Parametric assessment of stress concentration factors for end-to-end joints with rotated SHSs

Abstract

End-to-end joining of rotated square hollow sections (SHSs) with fillet welded intermediate plates is a novel welded tubular joint that could be well suited for truss chords irregularly crossed in two directions. This paper presents an experiment based finite element (FE) modelling for developing stress concentration factor (SCF) analytical parametric formulae of fully and partially connected cases to fill a gap in the literature limited to SHS-to-SHS joints or T Joints. Typical hot spot stress distributions for the fully connected and partially connected end-to-end joints were revealed from experimental measurement. ANSYS parametric design language was employed by introducing three nonlinear geometric parameters (λ, θm and 2γ) related to the SHS chord and the intermediate plate as main controlling variables, and the novel configurations of crown and saddle areas were accurately simulated.

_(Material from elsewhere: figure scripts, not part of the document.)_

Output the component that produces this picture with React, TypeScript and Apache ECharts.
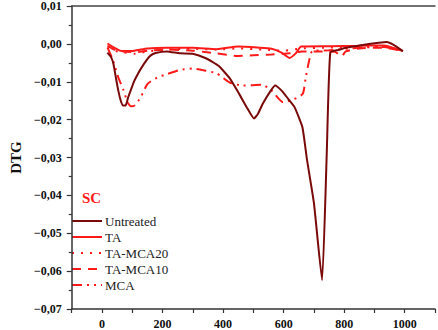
import React, { useEffect, useRef } from "react";
import * as echarts from "echarts";

const seriesNames = ["Untreated", "TA", "TA-MCA20", "TA-MCA10", "MCA"];

const untreated: [number, number][] = [
  [18, -0.0023], [30, -0.0035], [38, -0.0054], [46, -0.009], [54, -0.0124], [62, -0.015], [70, -0.0163], [78, -0.0163],
  [86, -0.0142], [97, -0.0118], [107, -0.0097], [118, -0.008], [128, -0.0066], [146, -0.0044],
  [160, -0.0031], [177, -0.0024], [214, -0.002], [257, -0.0025], [300, -0.0026], [343, -0.0038],
  [385, -0.0058], [421, -0.009], [453, -0.0132], [480, -0.017], [502, -0.0197], [515, -0.0185],
  [531, -0.0158], [557, -0.0124], [572, -0.011], [594, -0.0124], [615, -0.0145], [636, -0.0167], [662, -0.022],
  [677, -0.0305], [700, -0.042], [727, -0.0624], [742, -0.03], [754, -0.0023], [780, -0.0016], [806, -0.001],
  [850, -0.0004], [914, 0.0003], [941, 0.0005], [962, -0.0002], [994, -0.0019],
];

const ta: [number, number][] = [
  [18, 0.0001], [30, -0.0005], [45, -0.0012], [64, -0.0019], [107, -0.0018], [150, -0.0012],
  [214, -0.001], [300, -0.001], [379, -0.0014], [450, -0.0007], [517, -0.001], [560, -0.0013],
  [593, -0.0023], [620, -0.0037], [640, -0.0025], [658, -0.0007], [750, -0.0006], [850, -0.0005],
  [930, -0.0004], [994, -0.0019],
];

const taMca20: [number, number][] = [
  [18, -0.001], [40, -0.0018], [70, -0.0022], [110, -0.0026], [150, -0.002], [214, -0.0015],
  [300, -0.0013], [379, -0.0015], [450, -0.0012], [530, -0.0015], [600, -0.0018], [660, -0.0012],
  [750, -0.001], [850, -0.0008], [930, -0.0006], [994, -0.0019],
];

const taMca10: [number, number][] = [
  [18, -0.0005], [40, -0.0015], [70, -0.002], [110, -0.0022], [150, -0.0018], [214, -0.0015],
  [300, -0.0018], [379, -0.0025], [450, -0.0032], [500, -0.003], [560, -0.0028], [620, -0.0025],
  [660, -0.002], [730, -0.002], [770, -0.0021], [791, -0.0034], [805, -0.002], [850, -0.0012],
  [930, -0.001], [994, -0.0019],
];

const mca: [number, number][] = [
  [18, -0.001], [35, -0.004], [54, -0.0089], [70, -0.012], [85, -0.0155], [96, -0.0165],
  [107, -0.0163], [128, -0.0141], [150, -0.0106], [182, -0.0089], [214, -0.008], [257, -0.0069],
  [300, -0.0065], [343, -0.0071], [379, -0.0078], [422, -0.0102], [465, -0.011], [529, -0.0108],
  [561, -0.0124], [598, -0.0154], [631, -0.0147], [663, -0.0132], [673, -0.0089], [684, -0.0045],
  [695, -0.0019], [750, -0.0017], [850, -0.001], [930, -0.0008], [994, -0.0019],
];

const xTickLabels = ["0", "200", "400", "600", "800", "1000"];

const FONT = "Liberation Serif";
const DARK = "#7a0a0a";
const RED = "#ff1a1a";

export default function App() {
  const ref = useRef<HTMLDivElement>(null);
  useEffect(() => {
    if (!ref.current) return;
    const chart = echarts.init(ref.current, null, { renderer: "svg" });
    const datasets = [untreated, ta, taMca20, taMca10, mca];
    const styles: any[] = [
      { color: DARK, width: 2, type: "solid", dash: null },
      { color: RED, width: 2, type: "solid", dash: null },
      { color: RED, width: 2, type: [2, 7], dash: [2, 7] },
      { color: RED, width: 2, type: [9, 7], dash: [9, 7] },
      { color: RED, width: 2, type: [10, 5, 2, 5, 2, 5], dash: [10, 5, 2, 5, 2, 5] },
    ];
    const rowY = [221, 237, 253, 269, 285];
    const legendGraphics: any[] = [];
    seriesNames.forEach((name, i) => {
      legendGraphics.push({
        type: "line",
        shape: { x1: 72, y1: rowY[i], x2: 102, y2: rowY[i] },
        style: {
          stroke: styles[i].color,
          lineWidth: 2,
          lineDash: styles[i].dash || undefined,
        },
      });
      legendGraphics.push({
        type: "text",
        x: 105,
        y: rowY[i],
        style: {
          text: name,
          fontFamily: FONT,
          fontSize: 13,
          fill: "#222",
          verticalAlign: "middle",
          align: "left",
        },
      });
    });
    legendGraphics.push({
      type: "text",
      x: 82,
      y: 205,
      style: {
        text: "SC",
        fontFamily: FONT,
        fontWeight: "bold",
        fontSize: 15,
        fill: "#ff1a1a",
        verticalAlign: "bottom",
        align: "left",
      },
    });
    chart.setOption({
      animation: false,
      grid: { left: 69, top: 5, width: 373, height: 306, containLabel: false },
      graphic: legendGraphics,
      xAxis: [
        {
          type: "value",
          min: -100,
          max: 1100,
          interval: 100,
          position: "bottom",
          axisLine: { show: true, onZero: false, lineStyle: { color: "#333", width: 1.5 } },
          axisTick: { show: true, length: 4, lineStyle: { color: "#333", width: 1.2 } },
          splitLine: { show: false },
          axisLabel: {
            margin: 9,
            fontFamily: FONT,
            fontWeight: "bold",
            fontSize: 12,
            color: "#111",
            formatter: (v: number) => {
              const s = String(Math.round(v));
              return xTickLabels.includes(s) ? s : "";
            },
          },
        },
        {
          type: "value",
          min: -100,
          max: 1100,
          position: "top",
          axisLine: { show: true, onZero: false, lineStyle: { color: "#444", width: 1.5 } },
          axisTick: { show: false },
          axisLabel: { show: false },
          splitLine: { show: false },
        },
      ],
      yAxis: {
        type: "value",
        min: -0.07,
        max: 0.01,
        interval: 0.01,
        name: "DTG",
        nameLocation: "middle",
        nameRotate: 90,
        nameGap: 46,
        nameTextStyle: { fontFamily: FONT, fontWeight: "bold", fontSize: 15, color: "#111" },
        axisLine: { show: true, onZero: false, lineStyle: { color: "#333", width: 1.5 } },
        axisTick: { show: true, length: 5, lineStyle: { color: "#333", width: 1.2 } },
        minorTick: { show: true, splitNumber: 2, length: 3, lineStyle: { color: "#333", width: 1.2 } },
        splitLine: { show: false },
        axisLabel: {
          margin: 10,
          fontFamily: FONT,
          fontWeight: "bold",
          fontSize: 12,
          color: "#111",
          formatter: (v: number) => {
            const r = Math.round(v * 100) / 100;
            const s = Math.abs(r).toFixed(2).replace(".", ",");
            return r < 0 ? "\u2212" + s : s;
          },
        },
      },
      series: seriesNames.map((name, i) => ({
        name,
        type: "line",
        data: datasets[i],
        showSymbol: false,
        symbol: "none",
        smooth: i === 0 ? 0.15 : 0.2,
        lineStyle: { color: styles[i].color, width: styles[i].width, type: styles[i].type },
        itemStyle: { color: styles[i].color },
        z: i === 0 ? 3 : 2,
      })),
    });
    return () => chart.dispose();
  }, []);
  return (
    <div
      ref={ref}
      style={{ position: "fixed", left: 0, top: 0, width: 438, height: 330, background: "#fff" }}
    />
  );
}
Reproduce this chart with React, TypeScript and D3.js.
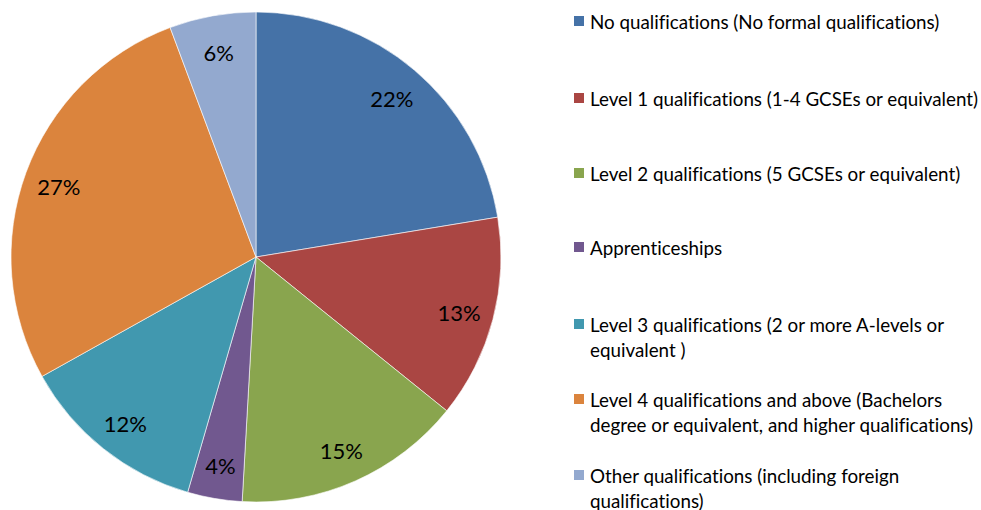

The accuracy of constructed FE models has been validated by comparing with experimental data of six test joints with the variation of θm. The influences of three key geometric parameters and two joint configurations on the SCFs were subsequently examined through a comprehensive parametric study including 400 models. Thereafter, a series of analytical parametric formulae for the prediction of maximum SCFs of the crown and saddle areas of the joints were developed through a multivariate regression analysis and demonstrated to be in good agreement with numerical results.